>>>>

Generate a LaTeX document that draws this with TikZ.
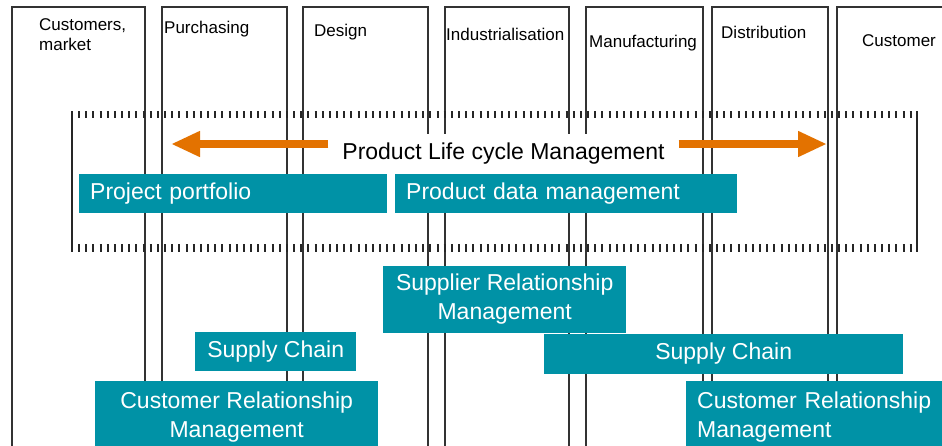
\documentclass[tikz,border=0pt]{standalone}
\usepackage{fontspec}
\setmainfont{Liberation Sans}
\usetikzlibrary{arrows.meta}
\definecolor{petrol}{RGB}{0,146,166}
\definecolor{plmorange}{RGB}{227,114,0}

\begin{document}
\begin{tikzpicture}[x=1pt,y=-1pt]
				    \tikzstyle{column}=[draw,line width=1.7pt,black!80]
				    \tikzstyle{header}=[anchor=base west,inner sep=0pt,font=\fontsize{17}{20}\selectfont,align=left]
				    \tikzstyle{ticks}=[draw,line width=7pt,black!85,dash pattern=on 2pt off 5.17pt]
				    \tikzstyle{frameside}=[draw,line width=1.7pt,black!85]
				    \tikzstyle{tealbox}=[fill=petrol,text=white,anchor=north west,inner sep=0pt,font=\fontsize{23}{28.75}\selectfont,align=center]
				    \tikzstyle{tealleft}=[tealbox,inner xsep=11pt,align=left]
				    \tikzstyle{plmarrow}=[draw=plmorange,line width=8pt,-{Triangle[length=29pt,width=24pt]}]
				    \useasboundingbox (0,0) rectangle (942,445);
				    \draw[column] (12,450) -- (12,7) -- (145,7) -- (145,450);
				    \draw[column] (162,450) -- (162,7) -- (287,7) -- (287,450);
				    \draw[column] (303,450) -- (303,7) -- (428,7) -- (428,450);
				    \draw[column] (445,450) -- (445,7) -- (569,7) -- (569,450);
				    \draw[column] (586,450) -- (586,7) -- (703,7) -- (703,450);
				    \draw[column] (712,450) -- (712,7) -- (828,7) -- (828,450);
				    \draw[column] (837,450) -- (837,7) -- (950,7);
				    \node[header] (customers) at (39,50) {Customers,\\market};
				    \node[header] (purchasing) at (164,33) {Purchasing};
				    \node[header] (design) at (314,36) {Design};
				    \node[header] (industrial) at (446,40) {Industrialisation};
				    \node[header] (manufacturing) at (589,47) {Manufacturing};
				    \node[header] (distribution) at (721,38) {Distribution};
				    \node[header] (customer) at (862,46) {Customer};
				    \draw[ticks] (78,114.5) -- (913,114.5);
				    \draw[ticks,line width=8pt] (78,247.5) -- (913,247.5);
				    \draw[frameside] (72,111) -- (72,252);
				    \draw[frameside] (917,111) -- (917,252);
				    \node[tealleft,text width=286pt,minimum height=39pt] (portfolio) at (79,173.5) {Project portfolio};
				    \node[tealleft,text width=320pt,minimum height=39pt] (pdm) at (395,173.5) {Product data management};
				    \node[tealbox,minimum width=243pt,minimum height=67pt] (srm) at (383,265.5) {Supplier Relationship\\Management};
				    \node[tealbox,minimum width=161pt,minimum height=39pt] (chainL) at (195,331.5) {Supply Chain};
				    \node[tealbox,minimum width=359pt,minimum height=40pt] (chainR) at (544,333.5) {Supply Chain};
				    \node[tealbox,minimum width=283pt,minimum height=71pt] (crmL) at (95,381) {Customer Relationship\\Management};
				    \node[tealleft,text width=248pt,minimum height=71pt] (crmR) at (686,381) {Customer Relationship\\Management};
				    \node[fill=white,minimum width=350pt,minimum height=40pt,inner sep=0pt,font=\fontsize{23}{28.75}\selectfont] (plm) at (503.5,154) {Product Life cycle Management};
				    \coordinate (tipL) at (171,144);
				    \coordinate (tipR) at (827,144);
				    \draw[plmarrow] (plm.west |- tipL) -- (tipL);
				    \draw[plmarrow] (plm.east |- tipR) -- (tipR);
				\end{tikzpicture}
\end{document}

<<<<

• [Task directions]: Omit every picture, then repeat the remaining data exactly as it appears above.

• [Answer for this exercise]:
Generate a LaTeX document that draws this with TikZ.
\documentclass[tikz,border=0pt]{standalone}
\usepackage{fontspec}
\setmainfont{Liberation Sans}
\usetikzlibrary{arrows.meta}
\definecolor{petrol}{RGB}{0,146,166}
\definecolor{plmorange}{RGB}{227,114,0}

\begin{document}
\begin{tikzpicture}[x=1pt,y=-1pt]
				    \tikzstyle{column}=[draw,line width=1.7pt,black!80]
				    \tikzstyle{header}=[anchor=base west,inner sep=0pt,font=\fontsize{17}{20}\selectfont,align=left]
				    \tikzstyle{ticks}=[draw,line width=7pt,black!85,dash pattern=on 2pt off 5.17pt]
				    \tikzstyle{frameside}=[draw,line width=1.7pt,black!85]
				    \tikzstyle{tealbox}=[fill=petrol,text=white,anchor=north west,inner sep=0pt,font=\fontsize{23}{28.75}\selectfont,align=center]
				    \tikzstyle{tealleft}=[tealbox,inner xsep=11pt,align=left]
				    \tikzstyle{plmarrow}=[draw=plmorange,line width=8pt,-{Triangle[length=29pt,width=24pt]}]
				    \useasboundingbox (0,0) rectangle (942,445);
				    \draw[column] (12,450) -- (12,7) -- (145,7) -- (145,450);
				    \draw[column] (162,450) -- (162,7) -- (287,7) -- (287,450);
				    \draw[column] (303,450) -- (303,7) -- (428,7) -- (428,450);
				    \draw[column] (445,450) -- (445,7) -- (569,7) -- (569,450);
				    \draw[column] (586,450) -- (586,7) -- (703,7) -- (703,450);
				    \draw[column] (712,450) -- (712,7) -- (828,7) -- (828,450);
				    \draw[column] (837,450) -- (837,7) -- (950,7);
				    \node[header] (customers) at (39,50) {Customers,\\market};
				    \node[header] (purchasing) at (164,33) {Purchasing};
				    \node[header] (design) at (314,36) {Design};
				    \node[header] (industrial) at (446,40) {Industrialisation};
				    \node[header] (manufacturing) at (589,47) {Manufacturing};
				    \node[header] (distribution) at (721,38) {Distribution};
				    \node[header] (customer) at (862,46) {Customer};
				    \draw[ticks] (78,114.5) -- (913,114.5);
				    \draw[ticks,line width=8pt] (78,247.5) -- (913,247.5);
				    \draw[frameside] (72,111) -- (72,252);
				    \draw[frameside] (917,111) -- (917,252);
				    \node[tealleft,text width=286pt,minimum height=39pt] (portfolio) at (79,173.5) {Project portfolio};
				    \node[tealleft,text width=320pt,minimum height=39pt] (pdm) at (395,173.5) {Product data management};
				    \node[tealbox,minimum width=243pt,minimum height=67pt] (srm) at (383,265.5) {Supplier Relationship\\Management};
				    \node[tealbox,minimum width=161pt,minimum height=39pt] (chainL) at (195,331.5) {Supply Chain};
				    \node[tealbox,minimum width=359pt,minimum height=40pt] (chainR) at (544,333.5) {Supply Chain};
				    \node[tealbox,minimum width=283pt,minimum height=71pt] (crmL) at (95,381) {Customer Relationship\\Management};
				    \node[tealleft,text width=248pt,minimum height=71pt] (crmR) at (686,381) {Customer Relationship\\Management};
				    \node[fill=white,minimum width=350pt,minimum height=40pt,inner sep=0pt,font=\fontsize{23}{28.75}\selectfont] (plm) at (503.5,154) {Product Life cycle Management};
				    \coordinate (tipL) at (171,144);
				    \coordinate (tipR) at (827,144);
				    \draw[plmarrow] (plm.west |- tipL) -- (tipL);
				    \draw[plmarrow] (plm.east |- tipR) -- (tipR);
				\end{tikzpicture}
\end{document}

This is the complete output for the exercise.